In a scene where Eric McMerkin is reading a list of "Government Approved" performers, the names of "Proctor & Bergman" (the co-authors of the original play) can be seen fifth on the list, credited as "Comics." Peter Bergman and Phil Proctor were members of the satirical comedy performance group Firesign Theatre.
The film was made available on VHS and laserdisc in the 1980s by Lorimar Home Video, both of which are now out of print. The home video rights passed to Warner Bros. in the late 1980s as part of their purchase of Lorimar. Warner Home Video made the film available in January 2011 on DVD in widescreen (1.85:1) format as part of their Warner Archive Manufacture-on-demand collection.
Referencing the movie's futuristic premise itself, there were many societal or political forecasts woven into the storyline, and a number of these have to this day become reality, for example:
Nike becomes a huge multinational conglomerate (In 1979, their "Tailwind" running shoe was just starting to gain popularity). Exercise clothing, a fad in the mid 1970's, remains exceedingly fashionable .

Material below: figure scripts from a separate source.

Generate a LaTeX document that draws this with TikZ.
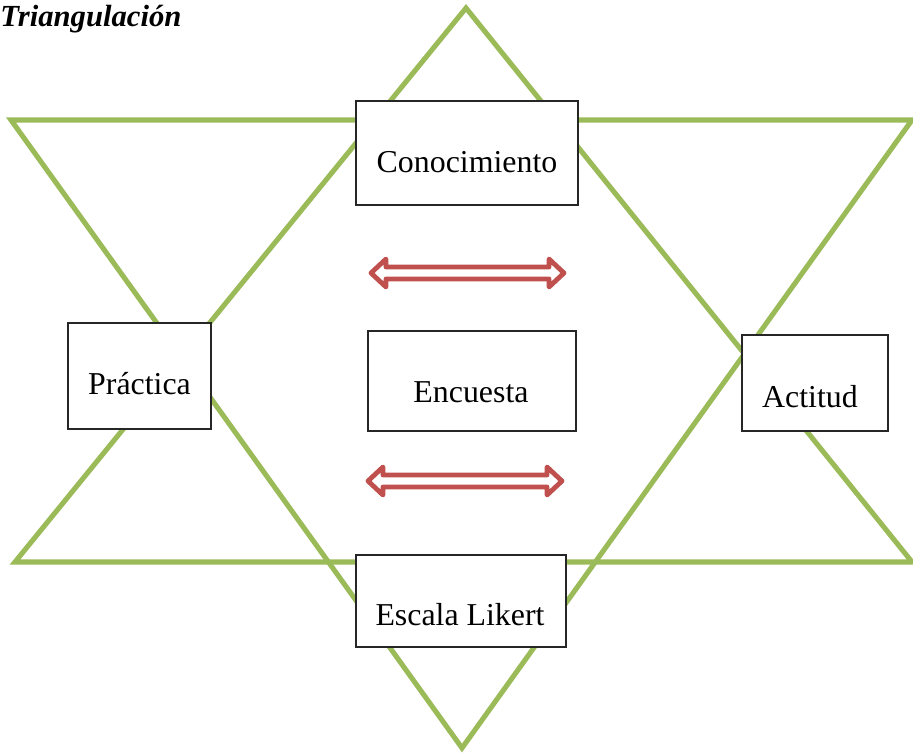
\documentclass[tikz,border=0pt]{standalone}
\usepackage{fontspec}
\setmainfont{Liberation Serif}
\definecolor{olivegreen}{HTML}{9BBB59}
\definecolor{arrowred}{HTML}{C0504D}
\newcommand\dblarr[3]{%
  \draw[arrowred, line width=3.6pt, line join=round, fill=white]
    (#1,#3) -- ++(15,-14) -- ++(0,8) -- (#2-15,#3-6) -- ++(0,-8) -- (#2,#3)
    -- ++(-15,14) -- ++(0,-8) -- (#1+15,#3+6) -- ++(0,8) -- cycle;}
\tikzset{
  tri/.style={draw=olivegreen, line width=3.8pt, line join=miter},
  labelbox/.style={draw=black!85, line width=0.9pt, fill=white},
  lbl/.style={font=\fontsize{23.9}{28}\selectfont, anchor=base, inner sep=0pt},
}
\begin{document}
\begin{tikzpicture}[x=0.75pt, y=-0.75pt]
\useasboundingbox (0,0) rectangle (913,754);
% triangles
\draw[tri] (466,8) -- (15,562) -- (912,562) -- cycle;
\draw[tri] (11,120) -- (912,120) -- (462,748) -- cycle;
% boxes
\draw[labelbox] (356,101) rectangle (578,205);
\coordinate (conb) at (467,172);
\node[lbl] (con) at (conb) {Conocimiento};
\draw[labelbox] (68,323) rectangle (211,429);
\coordinate (prab) at (139.5,394);
\node[lbl] (pra) at (prab) {Práctica};
\draw[labelbox] (368,331) rectangle (576,431);
\coordinate (encb) at (471,402);
\node[lbl] (enc) at (encb) {Encuesta};
\draw[labelbox] (742,335) rectangle (888,431);
\coordinate (actb) at (810,407);
\node[lbl] (act) at (actb) {Actitud};
\draw[labelbox] (356,555) rectangle (566,647);
\coordinate (escb) at (460,625);
\node[lbl] (esc) at (escb) {Escala Likert};
% arrows
\dblarr{371}{564}{273}
\dblarr{368}{562}{481}
% title
\node[font=\fontsize{23}{28}\selectfont\bfseries\itshape, anchor=base west, inner sep=0pt] (title) at (0,26) {Triangulación};
\end{tikzpicture}
\end{document}
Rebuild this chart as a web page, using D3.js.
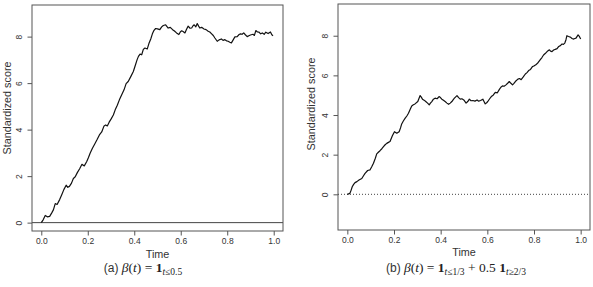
<!DOCTYPE html>
<html>
<head>
<meta charset="utf-8">
<script src="https://cdn.jsdelivr.net/npm/d3@7"></script>
<style>
  body { margin: 0; background: #fff; }
  svg { display: block; }
</style>
</head>
<body>
<svg id="chart" width="593" height="287"></svg>
<script>
// panel (a): beta(t) = 1{t <= 0.5}
const timeA = [0, 0.008, 0.017, 0.026, 0.036, 0.045, 0.052, 0.06, 0.068, 0.079, 0.088, 0.097, 0.107, 0.114, 0.121, 0.13, 0.138, 0.146, 0.155, 0.165,
  0.175, 0.185, 0.195, 0.203, 0.21, 0.22, 0.23, 0.239, 0.25, 0.26, 0.27, 0.277, 0.284, 0.292, 0.3, 0.31, 0.318, 0.327, 0.336, 0.346,
  0.356, 0.365, 0.374, 0.385, 0.396, 0.405, 0.412, 0.418, 0.425, 0.432, 0.439, 0.446, 0.456, 0.463, 0.471, 0.478, 0.485, 0.492, 0.5, 0.51,
  0.518, 0.525, 0.535, 0.546, 0.555, 0.565, 0.573, 0.582, 0.592, 0.598, 0.604, 0.61, 0.618, 0.625, 0.632, 0.64, 0.647, 0.653, 0.658, 0.665,
  0.671, 0.677, 0.682, 0.69, 0.7, 0.709, 0.718, 0.725, 0.732, 0.74, 0.747, 0.757, 0.765, 0.775, 0.782, 0.79, 0.797, 0.804, 0.811, 0.818,
  0.825, 0.833, 0.843, 0.85, 0.857, 0.864, 0.871, 0.878, 0.886, 0.893, 0.9, 0.911, 0.917, 0.923, 0.93, 0.937, 0.944, 0.951, 0.959, 0.966,
  0.976, 0.986, 0.992, 0.997];
const scoreA = [0, 0.12, 0.31, 0.25, 0.27, 0.42, 0.55, 0.82, 0.78, 0.99, 1.2, 1.42, 1.61, 1.52, 1.56, 1.7, 1.9, 1.97, 2.15, 2.32,
  2.51, 2.44, 2.62, 2.8, 2.98, 3.2, 3.38, 3.55, 3.77, 3.9, 4.16, 4.2, 4.16, 4.32, 4.45, 4.63, 4.85, 5.05, 5.28, 5.5,
  5.71, 5.98, 6.07, 6.28, 6.5, 6.78, 7.0, 7.15, 7.25, 7.22, 7.45, 7.51, 7.47, 7.7, 7.9, 8.12, 8.27, 8.35, 8.33, 8.3,
  8.42, 8.48, 8.51, 8.37, 8.4, 8.3, 8.24, 8.16, 8.09, 8.2, 8.25, 8.22, 8.16, 8.32, 8.45, 8.36, 8.37, 8.47, 8.51, 8.42,
  8.56, 8.45, 8.37, 8.4, 8.33, 8.3, 8.23, 8.2, 8.13, 8.05, 7.94, 7.8, 7.86, 7.9, 7.84, 7.87, 7.82, 7.8, 7.76, 7.73,
  7.85, 7.99, 8.0, 8.08, 8.12, 8.1, 8.16, 8.08, 8.0, 8.04, 8.07, 8.1, 8.05, 8.26, 8.2, 8.19, 8.12, 8.16, 8.1, 8.19,
  8.13, 8.2, 8.08, 8.04];

// panel (b): beta(t) = 1{t <= 1/3} + 0.5 * 1{t >= 2/3}
const timeB = [0, 0.011, 0.016, 0.021, 0.027, 0.033, 0.041, 0.05, 0.062, 0.07, 0.076, 0.087, 0.097, 0.104, 0.112, 0.12, 0.126, 0.133, 0.14, 0.148,
  0.155, 0.162, 0.169, 0.176, 0.183, 0.193, 0.202, 0.212, 0.222, 0.228, 0.233, 0.24, 0.248, 0.255, 0.262, 0.27, 0.276, 0.283, 0.29, 0.302,
  0.312, 0.317, 0.322, 0.329, 0.336, 0.344, 0.351, 0.356, 0.362, 0.369, 0.376, 0.385, 0.393, 0.399, 0.405, 0.412, 0.419, 0.427, 0.434, 0.441,
  0.448, 0.454, 0.459, 0.47, 0.477, 0.484, 0.491, 0.499, 0.509, 0.516, 0.523, 0.53, 0.538, 0.547, 0.556, 0.563, 0.571, 0.581, 0.591, 0.597,
  0.602, 0.61, 0.617, 0.625, 0.634, 0.643, 0.651, 0.658, 0.665, 0.672, 0.68, 0.687, 0.694, 0.701, 0.708, 0.714, 0.72, 0.731, 0.738, 0.745,
  0.754, 0.763, 0.77, 0.777, 0.785, 0.794, 0.801, 0.808, 0.818, 0.827, 0.834, 0.841, 0.848, 0.856, 0.866, 0.871, 0.877, 0.884, 0.891, 0.899,
  0.906, 0.913, 0.92, 0.926, 0.932, 0.937, 0.941, 0.948, 0.956, 0.963, 0.97, 0.975, 0.98, 0.989, 0.995, 1.0];
const scoreB = [0, 0.05, 0.2, 0.38, 0.5, 0.59, 0.64, 0.72, 0.8, 0.95, 1.06, 1.2, 1.23, 1.38, 1.57, 1.82, 2.04, 2.12, 2.2, 2.3,
  2.4, 2.5, 2.57, 2.62, 2.66, 2.95, 3.16, 3.08, 3.16, 3.35, 3.55, 3.7, 3.84, 3.95, 4.09, 4.3, 4.46, 4.52, 4.56, 4.68,
  4.98, 4.9, 4.8, 4.75, 4.68, 4.6, 4.51, 4.6, 4.68, 4.8, 4.85, 4.82, 4.93, 4.88, 4.8, 4.74, 4.68, 4.6, 4.54, 4.6,
  4.68, 4.78, 4.85, 4.98, 4.88, 4.8, 4.82, 4.76, 4.6, 4.68, 4.8, 4.72, 4.73, 4.7, 4.76, 4.7, 4.73, 4.8, 4.56, 4.62,
  4.68, 4.82, 4.93, 5.0, 5.14, 5.12, 5.28, 5.4, 5.47, 5.45, 5.52, 5.6, 5.69, 5.6, 5.52, 5.6, 5.69, 5.81, 5.84, 5.78,
  5.92, 6.07, 6.14, 6.24, 6.3, 6.45, 6.48, 6.53, 6.65, 6.79, 6.9, 7.03, 7.1, 7.2, 7.29, 7.22, 7.2, 7.28, 7.31, 7.35,
  7.46, 7.5, 7.58, 7.56, 7.63, 7.8, 8.0, 7.96, 7.93, 7.86, 7.83, 7.86, 7.88, 8.04, 7.95, 7.83];

const xTicks = [0, 0.2, 0.4, 0.6, 0.8, 1.0];
const yTicks = [0, 2, 4, 6, 8];

const svg = d3.select('#chart');
const sans = '"Liberation Sans", Arial, sans-serif';
const serif = '"Liberation Serif", "DejaVu Serif", serif';

function panel(opts)
{
  const x = d3.scaleLinear().domain([-0.04, 1.04]).range([opts.left, opts.right]);
  const y = d3.scaleLinear().domain(opts.yDomain).range([opts.bottom, opts.top]);
  const g = svg.append('g');

  // zero reference line
  g.append('line')
      .attr('x1', opts.left).attr('x2', opts.right)
      .attr('y1', y(0)).attr('y2', y(0))
      .attr('stroke', '#444')
      .attr('stroke-width', 1)
      .attr('stroke-dasharray', opts.zeroDash);

  // the score path
  const line = d3.line().x(d => x(d[0])).y(d => y(d[1]));
  g.append('path')
      .datum(opts.t.map((t, i) => [t, opts.v[i]]))
      .attr('d', line)
      .attr('fill', 'none')
      .attr('stroke', '#111')
      .attr('stroke-width', 1.2)
      .attr('stroke-linejoin', 'round');

  // box
  g.append('rect')
      .attr('x', opts.left).attr('y', opts.top)
      .attr('width', opts.right - opts.left)
      .attr('height', opts.bottom - opts.top)
      .attr('fill', 'none')
      .attr('stroke', '#555')
      .attr('stroke-width', 1);

  // x axis
  const xAxis = d3.axisBottom(x).tickValues(xTicks).tickFormat(d3.format('.1f')).tickSize(4.5).tickPadding(2);
  const xg = g.append('g')
      .attr('transform', 'translate(0,' + opts.bottom + ')')
      .call(xAxis);
  xg.select('.domain').remove();
  xg.selectAll('line').attr('stroke', '#555');
  xg.selectAll('text').attr('font-size', 8.5).attr('fill', '#333').attr('font-family', sans);

  // y axis, labels turned like R's default (tick groups already sit at y(d))
  const yAxis = d3.axisLeft(y).tickValues(yTicks).tickSize(4.5);
  const yg = g.append('g')
      .attr('transform', 'translate(' + opts.left + ',0)')
      .call(yAxis);
  yg.select('.domain').remove();
  yg.selectAll('line').attr('stroke', '#555');
  yg.selectAll('text')
      .attr('x', null).attr('dy', null)
      .attr('transform', 'translate(' + (opts.yTickX - opts.left) + ',0) rotate(-90)')
      .attr('text-anchor', 'middle')
      .attr('font-size', 8.5).attr('fill', '#333').attr('font-family', sans);

  // axis titles
  g.append('text')
      .attr('x', x(0.5)).attr('y', opts.timeY)
      .attr('text-anchor', 'middle')
      .attr('font-family', sans).attr('font-size', 10.8).attr('fill', '#333')
      .text('Time');

  g.append('text')
      .attr('transform', 'translate(' + opts.yLabX + ',' + opts.yLabMid + ') rotate(-90)')
      .attr('text-anchor', 'middle')
      .attr('font-family', sans).attr('font-size', 10.8).attr('fill', '#333')
      .text('Standardized score');
}

panel({left: 32, right: 283, top: 5, bottom: 231, yDomain: [-0.36, 9.36],
  t: timeA, v: scoreA, zeroDash: null, yTickX: 21.5, yLabX: 11, yLabMid: 108, timeY: 257.5});
panel({left: 338, right: 590, top: 4, bottom: 230, yDomain: [-1.8, 9.6],
  t: timeB, v: scoreB, zeroDash: '1,2', yTickX: 327.8, yLabX: 314.5, yLabMid: 104, timeY: 256});

// captions
function caption(cx, parts)
{
  const txt = svg.append('text')
      .attr('x', cx).attr('y', 272)
      .attr('text-anchor', 'middle')
      .attr('font-size', 13.5).attr('fill', '#222');
  parts.forEach(p => {
    const ts = txt.append('tspan')
        .attr('font-family', p.sans ? sans : serif)
        .text(p.s);
    if (p.sans) ts.attr('font-size', 12).attr('fill', '#333');
    if (p.it) ts.attr('font-style', 'italic');
    if (p.b) ts.attr('font-weight', 'bold');
    if (p.sub) ts.attr('font-size', 9.5).attr('baseline-shift', '-25%');
  });
}

caption(143, [
  {s: '(a) ', sans: true},
  {s: 'β', it: true}, {s: '('}, {s: 't', it: true}, {s: ') = '},
  {s: '1', b: true}, {s: 't', it: true, sub: true}, {s: '≤0.5', sub: true}
]);
caption(456, [
  {s: '(b) ', sans: true},
  {s: 'β', it: true}, {s: '('}, {s: 't', it: true}, {s: ') = '},
  {s: '1', b: true}, {s: 't', it: true, sub: true}, {s: '≤1/3', sub: true},
  {s: ' + 0.5 '}, {s: '1', b: true}, {s: 't', it: true, sub: true}, {s: '≥2/3', sub: true}
]);
</script>
</body>
</html>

Vietnam becoming a major tourist attraction among Asia's wealthy and powerful (this was also predicted in Back To The Future Part II, as seen on billboards and on TV commercials, with the airline that takes most Americans there being US Air).
The collapse of the USSR.
The depletion of US crude oil production, which, according to Hubbert's Peak theory, was already underway for several years at the time the film was made (Hubbert estimated in 1956 that the year of peak oil extraction in the United States would be 1970.).
Network television dealing with previously taboo subjects accepted as normal. (Monty Rushmore stars in the sit-com, "Both Father and Mother", and plays a cross-dressing single father in the titular role. The film's narrative also mentions "The Schlong Show", a game show where contestants are judged by their reproductive organs.)
Smoking being banned.
A great increase in homelessness (Homelessness began to greatly increase in major U.S. cities during the recession of 1982 and the simultaneous cutting of the Section 8 program by the Reagan Administration).
The film's official coming attractions trailer includes the quote: "...see Americathon at your local theater before you see it happening in your own front yard!"